Now I am adding some labeled samples (e.g 10) to my training set from the target subject with the objective of improving the performance of my task. Although I would expect this to be beneficial for my model, in some situations I see the performance drops down. So my question is, how can I be sure the DataLoader is using also the added target samples? I would expect adding samples for the target subject would be at least as good as not adding them, but never worse. Any help would be more than appreciated.
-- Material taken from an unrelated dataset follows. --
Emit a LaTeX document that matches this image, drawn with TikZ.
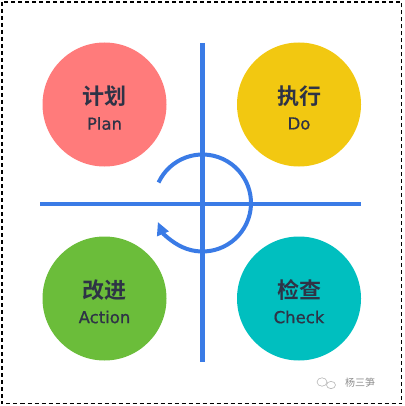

I train my model from scratch. I stop the training at 20 epochs. I use BatchNorm with the PyTorch momentum param equal to 0.01

This is a sniped of my code.

import torch
torch.manual_seed(0) # the same seed, to ensure the same weight init

  
train_df = pd.DataFrame()
train_df = pd.concat([train_df, train_df_aux, seeds]) 
# train_df_aux is the training data without any labelled samples from the target subject
# seeds are the labelled samples from the target subject, this is also an umbalaced subset, since I get the labelled samples untill X positive class are found.
train_df.reset_index(drop=True, inplace=True)
  
   
# DATA LOADERS
train_data = torch.utils.data.ConcatDataset([train_data_ori, train_data_trf1])
# train_data_trf1 is the train data with augmentation strategies.
            
sampler = torch.utils.data.sampler.WeightedRandomSampler(weights, len(weights))
#weights is constructed using cutomized fuctions to have during training balanced batched. 

# During training
kwargs = {'num_workers': hparams["num_workers"], 'pin_memory': True} if use_cuda else {}
train_loader = DataLoader(train_data, batch_size=hparams["batch_size"],
                          sampler=sampler,
                              **kwargs)

Thank you in advance!

nivek · January 11, 2022, 9:59pm

If you just iterate through DataLoader and print out each sample, do you see the label samples that you added?

vpeterson · January 12, 2022, 3:43pm

Hi nivek! thank you for your reply. Yes, I have checked, and I see the added samples!